Учитель может спать спокойно, он научил меня жизни, ибо все свое оставшееся с тех пор время я посвящаю преобразованиям Лапласа, которого сопричислил к своим гениям-хранителям. Непонимание жизни кануло вместе с ее неприятием. Если многосложная задача моей жизни не решается в обыденном миротворческом пространстве, значит, я со всею готовностью поспешествую перенестись в иное, где могу что-то решать. Пора внутренней эмиграции закончилась, и мое категорическое воление проникло из мультипликационного спиритуалистического мира, в соответствии со всеми правилами перенесения, во внешнее пространство энергетических деяний.

Да поможет мне моя розовая инопространственная болезнь излечиться от пароксизмов безволия и этического белокровия.

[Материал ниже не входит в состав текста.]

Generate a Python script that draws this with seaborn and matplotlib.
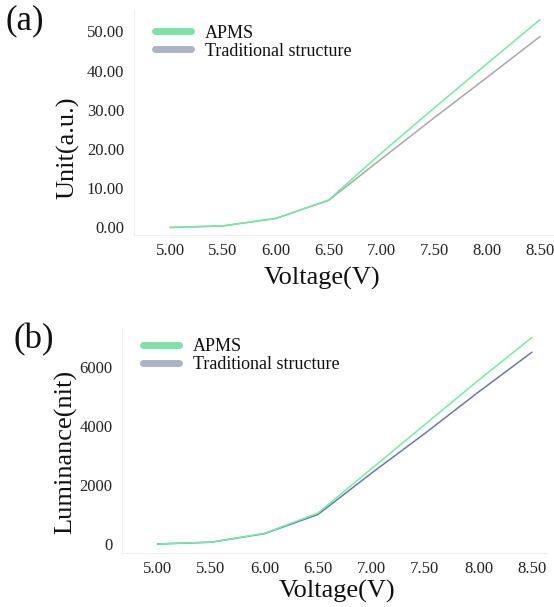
import numpy as np
import pandas as pd
import matplotlib
matplotlib.use("Agg")
import matplotlib.pyplot as plt
import seaborn as sns

# valores
voltage = [5.0, 5.5, 6.0, 6.5, 7.0, 7.5, 8.0, 8.5]
unit_apms = [0.0, 0.4, 2.3, 7.0, 19.0, 30.5, 41.8, 53.0]
unit_trad = [0.0, 0.4, 2.3, 6.9, 17.5, 28.0, 38.3, 48.7]
lum_apms = [0, 60, 360, 1050, 2550, 4050, 5550, 7000]
lum_trad = [0, 60, 350, 1000, 2400, 3750, 5150, 6500]
series = ["APMS", "Traditional structure"]
x_ticks = [5.0, 5.5, 6.0, 6.5, 7.0, 7.5, 8.0, 8.5]

sns.set_style("white")
plt.rcParams["font.family"] = ["Liberation Serif", "DejaVu Serif"]

def make_frame(apms, trad):
    return pd.DataFrame({
        "Voltage": voltage * 2,
        "value": apms + trad,
        "structure": [series[0]] * len(voltage) + [series[1]] * len(voltage),
    })

def style_panel(ax, ylabel, xlim, ylim, yticks, yfmt, xlab_xy, ylab_xy, leg_anchor):
    ax.set_xlim(*xlim)
    ax.set_ylim(*ylim)
    ax.set_xticks(x_ticks)
    ax.set_xticklabels([f"{v:.2f}" for v in x_ticks])
    ax.set_yticks(yticks)
    ax.set_yticklabels([yfmt(v) for v in yticks])
    ax.tick_params(axis="both", labelsize=12, labelcolor="#222222")
    ax.tick_params(axis="x", color="#eeeeee", length=2, width=0.6, pad=3.5)
    ax.tick_params(axis="y", length=0, pad=7)
    for s in ["top", "right"]:
        ax.spines[s].set_visible(False)
    for s in ["left", "bottom"]:
        ax.spines[s].set_color("#efefef")
        ax.spines[s].set_linewidth(0.8)
    ax.set_xlabel("Voltage(V)", fontsize=19, color="#111111")
    ax.set_ylabel(ylabel, fontsize=19, color="#111111")
    ax.xaxis.set_label_coords(*xlab_xy)
    ax.yaxis.set_label_coords(*ylab_xy)

    # legenda: APMS primeiro, alças grossas e claras
    hs, ls = ax.get_legend_handles_labels()
    order = [ls.index(s) for s in series]
    leg = ax.legend([hs[i] for i in order], [ls[i] for i in order],
                    loc="upper left", bbox_to_anchor=leg_anchor, frameon=False,
                    fontsize=13, handlelength=2.0, handletextpad=0.75,
                    labelspacing=0.05, borderaxespad=0.3)
    for hl, c in zip(leg.get_lines(), handle_colors):
        hl.set_linewidth(5)
        hl.set_color(c)
    for t in leg.get_texts():
        t.set_color("#111111")

handle_colors = ["#7ce3a6", "#abb3c8"]

fig = plt.figure(figsize=(5.54, 6.07), dpi=100)
ax_a = fig.add_axes([0.242, 0.613, 0.758, 0.3707])
ax_b = fig.add_axes([0.2202, 0.089, 0.767, 0.3707])

sns.lineplot(data=make_frame(unit_apms, unit_trad), x="Voltage", y="value",
             hue="structure", palette={"APMS": "#6cf0a0",
                                       "Traditional structure": "#a8a8a8"},
             hue_order=series[::-1], linewidth=1.1, ax=ax_a)
style_panel(ax_a, "Unit(a.u.)", (4.659, 8.633), (-1.9, 55.5),
            [0, 10, 20, 30, 40, 50], lambda v: f"{v:.2f}",
            (0.448, -0.142), (-0.129, 0.387), (0.02, 0.99))

sns.lineplot(data=make_frame(lum_apms, lum_trad), x="Voltage", y="value",
             hue="structure", palette={"APMS": "#6ff0a3",
                                       "Traditional structure": "#6a78a8"},
             hue_order=series[::-1], linewidth=1.1, ax=ax_b)
style_panel(ax_b, "Luminance(nit)", (4.668, 8.64), (-305, 7322),
            [0, 2000, 4000, 6000], lambda v: f"{v:.0f}",
            (0.506, -0.12), (-0.106, 0.449), (0.02, 1.01))

fig.text(0.01, 0.993, "(a)", fontsize=25, va="top", ha="left", color="#111111")
fig.text(0.025, 0.468, "(b)", fontsize=25, va="top", ha="left", color="#111111")

fig.savefig("out.png", dpi=100)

Цепная реакция галереи образов, передающих друг другу эстафету символического бодрствования, забылась, и где-то на полпути между зеленоволосыми нимфами и желанием написать портрет трансфинитного числа в дадаистской манере весьма тактично вкралось пробуждение. Капрал вновь увечил нежный утренний воздух окриком, сбирающим уже не на атлетические занятия, но на всамделишную войну. В розовом вареве рассвета сновали тысячи людей, после утреннего туалета, завтрака и чарки водки заползающие на свои места в строю. Лошади недовольно били землю копытами так, точно это она провинилась в этом сходбище людей и животных, являющихся всего лишь материальным подкреплением двух враждующих идей. Я угадывал нешутейное оживление и в стане врага; между селением Y и позицией, которую занимали анархисты, колыхались движущиеся людские массы, изображающие нечто вроде оживленной манифестации. Наше противостояние, казалось, было заимствовано с первой страницы учебника стратегии, до того занимаемая нами позиция была хрестоматийно безыскусной. А возможно, судьба благоволила нам, украшая простотой ландшафта бутафорию единоборства? Нам суждено было померяться силами в низине, и создалось впечатление, что две интерпретации людского общества снисходили друг к другу, ибо на нашем правом фланге простирался густолиственный лес, не проходимый массами кавалерии. На левом же красовалась медленно перебираемыми четками блеска река, название которой также происходило от названия селения Y. Таким образом, стесненные естественными преградами, мы не имели возможности показать друг перед другом чудеса полководческого хитроумства, и нам не оставалось ничего лучшего, как сойтись лицом к лицу так, чтобы ветеранам-калекам, оставшимся после этого сражения в качестве уродливой пометы на общем фоне здоровых людей, не пришлось страдать от ран на спине. Ибо принято считать, что эти раны могут быть получены только при бегстве.